The Left’s Failure to Supersede the Democratic Party’s Hegemony over Social Movements

What Michael T. Heaney and Fabio Rojas’ “The Partisan Dynamics of Contention: Demobilization of the Antiwar Movement in the United States, 2007-2009” (Mobilization 16.1; now linked to MRZine) shows is that, in the United States, the anti-war/peace movement is much narrower and more shallow than many believe.  Whereas there remains an enduring core of genuinely dedicated anti-war/peace activists, there is also a much larger and more fickle majority of social actors who fall into the category that the authors call “partisans,” by which they mean dedicated Democrats or dedicated Republicans who act out of a sense of “threat” posed by wars when waged, not by the party with which they identify, but the other party.

Thus the authors point out that “[Act Now to Stop War and End Racism] Coalition leadership inhibits coalition brokerage between the antiwar movement and the Democratic Party. . . .  ANSWER event leadership had a significant, negative effect on the likelihood of Democratic participation in antiwar rallies” (pp. 55-56).  The fundamental reason for this phenomenon is that ANSWER is anti-war, whereas the defectors are something quite different, however they may think about themselves.  Social actors motivated by opposition to war when a Republican occupies the White House, but not when a Democrat does, demobilized first as Democrats achieved majorities in the House and Senate (after November 2006), and then again more dramatically as soon as a Democrat occupied the White House (after November 2008).  Racism also is an important factor, that is, the kind that imputes to Obama’s blackness the false attributes of a liberal or radical president, leading to demobilization for this reason, too.

“While Obama’s election was heralded as a victory for the antiwar movement,” Heaney and Rojas conclude, “Obama’s election, in fact, thwarted the ability of the movement to achieve critical mass” (p. 60).
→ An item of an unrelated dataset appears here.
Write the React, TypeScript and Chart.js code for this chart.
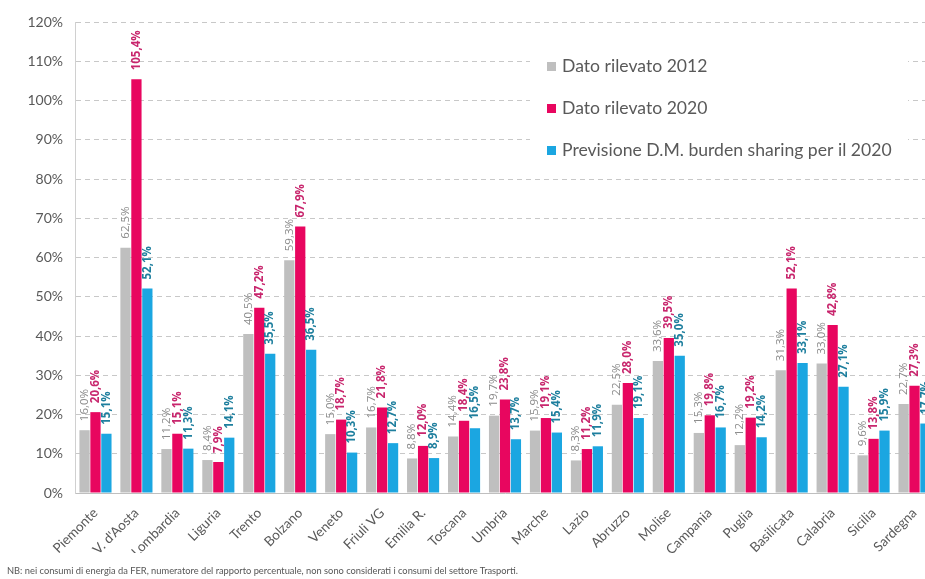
import React, { useEffect, useRef } from "react";
import { Chart, registerables } from "chart.js";

Chart.register(...registerables);

const categories = [
  "Piemonte", "V. d'Aosta", "Lombardia", "Liguria", "Trento", "Bolzano", "Veneto",
  "Friuli VG", "Emilia R.", "Toscana", "Umbria", "Marche", "Lazio", "Abruzzo",
  "Molise", "Campania", "Puglia", "Basilicata", "Calabria", "Sicilia", "Sardegna",
];

const dato2012 = [16.0, 62.5, 11.2, 8.4, 40.5, 59.3, 15.0, 16.7, 8.8, 14.4, 19.7, 15.9, 8.3, 22.5, 33.6, 15.3, 12.2, 31.3, 33.0, 9.6, 22.7];
const dato2020 = [20.6, 105.4, 15.1, 7.9, 47.2, 67.9, 18.7, 21.8, 12.0, 18.4, 23.8, 19.1, 11.2, 28.0, 39.5, 19.8, 19.2, 52.1, 42.8, 13.8, 27.3];
const previsione2020 = [15.1, 52.1, 11.3, 14.1, 35.5, 36.5, 10.3, 12.7, 8.9, 16.5, 13.7, 15.4, 11.9, 19.1, 35.0, 16.7, 14.2, 33.1, 27.1, 15.9, 17.7];

const seriesNames = [
  "Dato rilevato 2012",
  "Dato rilevato 2020",
  "Previsione D.M. burden sharing per il 2020",
];

const yTicks = [0, 10, 20, 30, 40, 50, 60, 70, 80, 90, 100, 110, 120];

const footnote =
  "NB: nei consumi di energia da FER, numeratore del rapporto percentuale, non sono considerati i consumi del settore Trasporti.";

const barColors = ["#bfbfbf", "#e8065f", "#1ba6e1"];
const labelColors = ["#8a8a8a", "#c8266d", "#1e7f9e"];
const labelBold = [false, true, true];

const fmt = (v: number) => v.toFixed(1).replace(".", ",") + "%";

const labelPlugin = {
  id: "barLabels",
  afterDatasetsDraw(chart: any) {
    const ctx = chart.ctx;
    chart.data.datasets.forEach((ds: any, di: number) => {
      const meta = chart.getDatasetMeta(di);
      meta.data.forEach((el: any, i: number) => {
        const v = ds.data[i];
        ctx.save();
        ctx.translate(el.x, el.y - 9);
        ctx.rotate(-Math.PI / 2);
        ctx.font = `${labelBold[di] ? "bold " : ""}11.5px "Open Sans"`;
        ctx.fillStyle = labelColors[di];
        ctx.textAlign = "left";
        ctx.textBaseline = "middle";
        ctx.fillText(fmt(v), 0, 0);
        ctx.restore();
      });
    });
  },
};

const legendPlugin = {
  id: "customLegend",
  beforeDatasetsDraw(chart: any) {
    const ctx = chart.ctx;
    ctx.save();
    ctx.fillStyle = "#ffffff";
    ctx.fillRect(530, 44, 378, 122);
    const rows = [66, 108, 150];
    ctx.font = "17.6px Lato";
    ctx.textBaseline = "middle";
    ctx.textAlign = "left";
    seriesNames.forEach((name, i) => {
      ctx.fillStyle = barColors[i];
      ctx.fillRect(547, rows[i] - 4, 9, 9);
      ctx.fillStyle = "#595959";
      ctx.fillText(name, 562, rows[i]);
    });
    ctx.restore();
  },
};

export default function App() {
  const ref = useRef<HTMLCanvasElement | null>(null);

  useEffect(() => {
    if (!ref.current) return;
    const chart = new Chart(ref.current, {
      type: "bar",
      data: {
        labels: categories,
        datasets: [dato2012, dato2020, previsione2020].map((d, i) => ({
          label: seriesNames[i],
          data: d,
          backgroundColor: barColors[i],
          borderWidth: 0,
          categoryPercentage: 0.8,
          barPercentage: 0.94,
        })),
      },
      options: {
        responsive: false,
        animation: false,
        devicePixelRatio: 1,
        layout: { padding: { left: 0, right: 5, top: 22, bottom: 26 } },
        plugins: {
          legend: { display: false },
          tooltip: { enabled: false },
        },
        scales: {
          x: {
            grid: { display: false },
            border: { display: true, color: "#bfbfbf", width: 1 },
            ticks: {
              maxRotation: 45,
              minRotation: 45,
              autoSkip: false,
              padding: 4,
              color: "#595959",
              font: { family: "Lato", size: 13.5 },
            },
            afterFit: (s: any) => {
              s.height = 60;
            },
          },
          y: {
            min: 0,
            max: 120,
            afterBuildTicks: (s: any) => {
              s.ticks = yTicks.map((v) => ({ value: v }));
            },
            grid: { color: "#c8c8c8", lineWidth: 1, drawTicks: false },
            border: { display: true, color: "#d0d0d0", width: 1, dash: [5, 4] },
            ticks: {
              padding: 12,
              color: "#595959",
              font: { family: "Lato", size: 14 },
              callback: (v: any) => v + "%",
            },
            afterFit: (s: any) => {
              s.width = 75;
            },
          },
        },
      },
      plugins: [legendPlugin, labelPlugin],
    });
    return () => chart.destroy();
  }, []);

  return (
    <div
      style={{
        position: "fixed",
        left: 0,
        top: 0,
        width: 925,
        height: 579,
        overflow: "hidden",
        background: "#ffffff",
      }}
    >
      <canvas ref={ref} width={940} height={579} style={{ display: "block" }} />
      <div
        style={{
          position: "absolute",
          left: 7,
          top: 565,
          fontFamily: "Lato",
          fontSize: 9.3,
          color: "#555555",
          whiteSpace: "nowrap",
        }}
      >
        {footnote}
      </div>
    </div>
  );
}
Much the same damning lesson could be extended to the effect that Obama’s election has had on domestic issues of grave import to the vast majority of U.S. citizens, such as health care (forget single-payer; advance the insurance sector), education (forget public education; advance the elite-serving private system), the environment (forget alternative energy sources or challenging climate-changing practices; advance Big Oil and Nukes), and the financial, insurance, and real estate sectors (forget re-regulation and prosecution; bail out the banks), and the protection of New Deal- and Great Society-type policy innovations (let’s continue to undermine Social Security, Medicare, and Medicaid; propagandize against the ideas of the social good and public welfare; and so on).

It’s all a very sad and indeed dangerous state of affairs — for life around the world, for life in the United States.  Were someone to carry out a comparable study of the so-called “Left” in the States, as Heaney and Rojas have with respect to the “partisan dynamics” the anti-war/peace movement, I have no doubt that the findings would turn out much the same.

The progressive collapse of the Left in the States these past 20 years on questions of war and peace and imperialism, especially every time somebody waves a “humanitarian” and now “responsibility to protect” banner before their eyes, as witnessed at present in the U.S.-led NATO-bloc war on Libya, is a case in point.